The HD transfer used for this set brings a new clarity to the film, particularly if viewed on the blu-ray. Swamp Thing has always looked a bit murky on home video, partially due to the fact that it was shot in a way that uses minimal light from mostly natural sources. The blu-ray version brings a new level of depth to the detail to the naturally soft and dim imagery here, making it easier to appreciate the rather artsy look the filmmakers were going for. The film’s original mono mix is presented in a lossless version on the blu-ray and it is a quality vintage mix that makes strong use of Harry Manfredini’s lush musical score.
First up are a pair of new commentary tracks. The first one features writer/director Wes Craven and moderator Sean Clark of Horror’s Hallowed Grounds fame. Craven is usually pretty good on commentary tracks and he doesn’t disappoint here. He reveals how he got involved in the project and lays out the complexities of the production: the physical challenges of shooting in a swamp, working with inexperienced producers and a tough completion bond company and having to rework scenes due to time/budget problems.
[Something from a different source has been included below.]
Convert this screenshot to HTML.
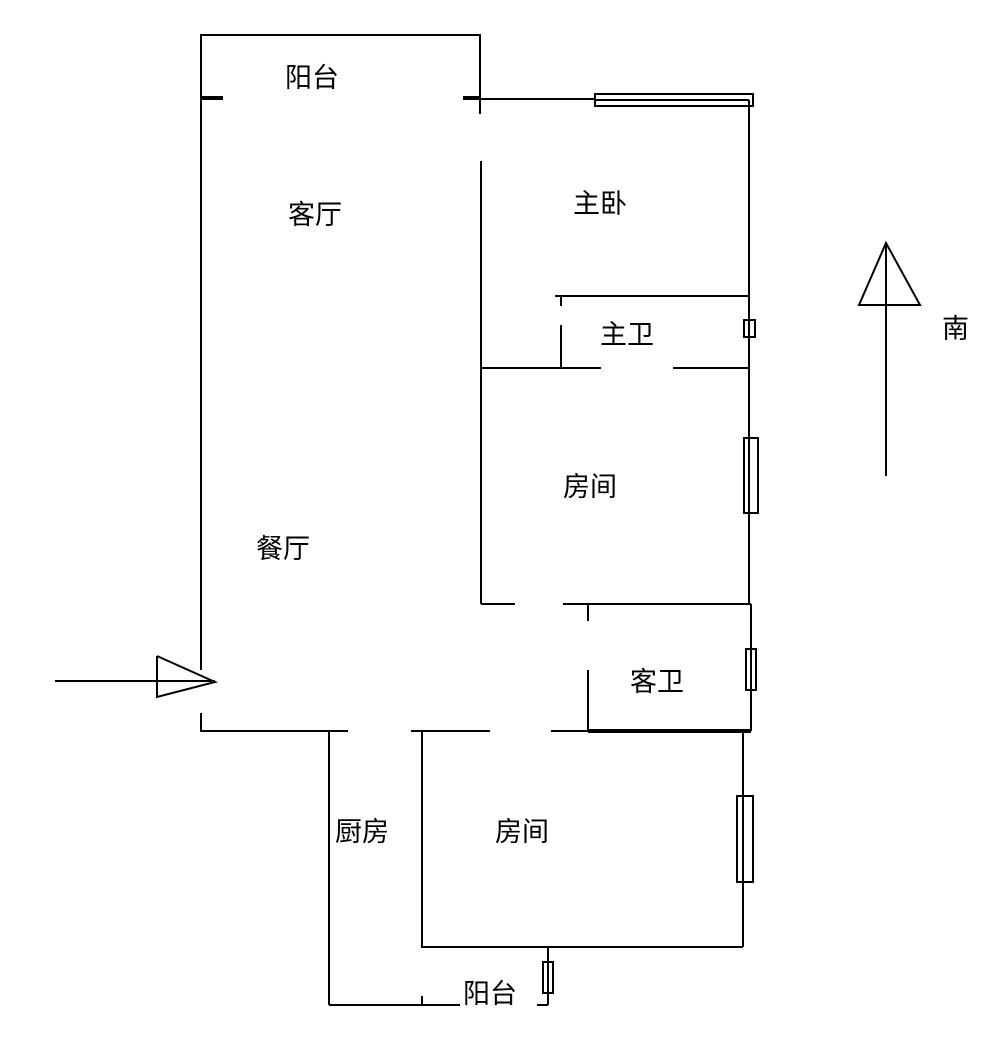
<!DOCTYPE html>
<html><head><meta charset="utf-8"><style>
html,body{margin:0;padding:0;background:#fff;}
svg{display:block;}
text{font-family:"Liberation Sans","Noto Sans CJK SC",sans-serif;font-size:27px;fill:#000;}
</style></head><body>
<svg width="1000" height="1040" viewBox="0 0 1000 1040" xmlns="http://www.w3.org/2000/svg">
<g stroke="#000" stroke-width="2" fill="none">
<polyline points="201,670 201,35 480,35 480,114"/>
<polyline points="201,713 201,731 348,731"/>
<line x1="481" y1="161" x2="481" y2="604"/>
<line x1="202" y1="98" x2="223" y2="98" stroke-width="4"/>
<line x1="463" y1="98" x2="480" y2="98" stroke-width="4"/>
<line x1="480" y1="99" x2="595" y2="99"/>
<rect x="595" y="94" width="158" height="12"/>
<line x1="595" y1="100" x2="749" y2="100"/>
<line x1="749" y1="100" x2="749" y2="604"/>
<line x1="555" y1="296" x2="749" y2="296"/>
<line x1="561" y1="296" x2="561" y2="306"/>
<line x1="561" y1="325" x2="561" y2="368"/>
<line x1="481" y1="368" x2="601" y2="368"/>
<line x1="673" y1="368" x2="749" y2="368"/>
<rect x="744" y="320" width="11" height="17"/>
<rect x="744" y="438" width="14" height="75"/>
<line x1="481" y1="604" x2="515" y2="604"/>
<line x1="563" y1="604" x2="751" y2="604"/>
<line x1="751" y1="604" x2="751" y2="731"/>
<line x1="588" y1="604" x2="588" y2="621"/>
<line x1="588" y1="670" x2="588" y2="731"/>
<rect x="746" y="649" width="10" height="41"/>
<line x1="411" y1="731" x2="490" y2="731"/>
<line x1="551" y1="731" x2="751" y2="731"/>
<line x1="588" y1="731" x2="751" y2="731" stroke-width="4"/>
<line x1="329" y1="731" x2="329" y2="1005"/>
<line x1="422" y1="731" x2="422" y2="948"/>
<line x1="422" y1="996" x2="422" y2="1005"/>
<line x1="422" y1="947" x2="743" y2="947"/>
<line x1="743" y1="731" x2="743" y2="947"/>
<rect x="737" y="796" width="16" height="86"/>
<line x1="548" y1="947" x2="548" y2="1005"/>
<rect x="543" y="962" width="10" height="31"/>
<line x1="329" y1="1005" x2="460" y2="1005"/>
<line x1="537" y1="1005" x2="548" y2="1005"/>
<line x1="55" y1="681" x2="215" y2="681"/>
<polyline points="157,656 215,682 157,697 157,656"/>
<line x1="886" y1="243" x2="886" y2="476"/>
<polygon points="886,243 920,305 859,305"/>
</g>
<text x="285" y="87">阳台</text>
<text x="288" y="224">客厅</text>
<text x="573" y="213">主卧</text>
<text x="600" y="344">主卫</text>
<text x="563" y="496">房间</text>
<text x="256" y="558">餐厅</text>
<text x="630" y="691">客卫</text>
<text x="335" y="841">厨房</text>
<text x="495" y="841">房间</text>
<text x="463" y="1003">阳台</text>
<text x="942" y="338">南</text>
</svg>
</body></html>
Clark makes a point of lacing the track with questions but Craven doesn’t need much encouragement to talk: he’s frank about the production’s failings – including his own issues as a young director – but does do in an even-handed fashion that feels honest instead of negative. Overall, it gives some fascinating insight into this period of Craven’s career: listen for his comments near the end about how this film essentially iced his filmmaking career for a few years.
The second commentary track features makeup FX designer Bill Munns, with Michael Felsher of Red Shirt Pictures serving as moderator. Given that Munns’ effects are one of the most critiqued elements of the film, horror fans will find it fascinating to hear him discuss the many professional and technical problems he dealt with on this production. Felsher gives Munns a basic framework of questions and Munns is able to give a comprehensive, detailed answer to each as he discusses the motivations behind his design for the Arcane monster (and how he himself ended up in that suit), the general disorganization of the production and how tannic acid was his worst foe on the swamp locations. Munns tells his tales with great enthusiasm, making this track a real winner.
This special edition also boasts a trio of interview featurettes. “Tales From The Swamp” is an interview with star Adrienne Barbeau. She looks back on the film and her director with great fondness but is honest about how she didn’t like the film when she first saw it and how there was drug use amongst the sometimes unhappy crew. “Hey Jude” offers a chat with Reggie Batts, who looks back at his childhood starring turn in this film. He is as humble as he is cheerful in this piece, discussing how he got the role and his fond memories of his castmates (including Nicholas Worth, who went to church with his family!).
Finally, “That Swamp Thing” features Len Wein, who created the Swamp Thing for D.C. Comics. He covers a lot of ground in 13 minutes: topics include how he came up with the character, his memories of visiting the set, his appreciation for Ray Wise’s performance and future cinematic plans for the Swamp Thing. He shows a likeably wry sense of humor and this segment breezes by in an entertaining way.
A nice set of promotional materials closes the disc out. The film’s original theatrical trailer is included, an interesting piece that takes on a campier tone than the film actually does. There are also no less than four image galleries that offer visuals in a variety of styles: lobby cards/poster art, film images and two sets of behind-the-scenes photos, one from Bill Munns and the other from Geoffrey Rayle. You get the occasional surprise in the first two – like a shot of the weird French poster art or a gorier version of one character’s demise – and the latter two offer some nice glimpses into how the makeup effects were put together and the challenges of shooting film in a swamp.
In short, this is a strong special edition that not only improves the A/V quality but also boasts a solid roster of extras that shed light on the troubled production of this film. Thus, it is as educational as it is good to look at – and makes a nice companion to Scream Factory’s earlier special edition of Deadly Blessing. Between that disc and Swamp Thing, Wes Craven fans can get a great primer on the “lost years” of his career.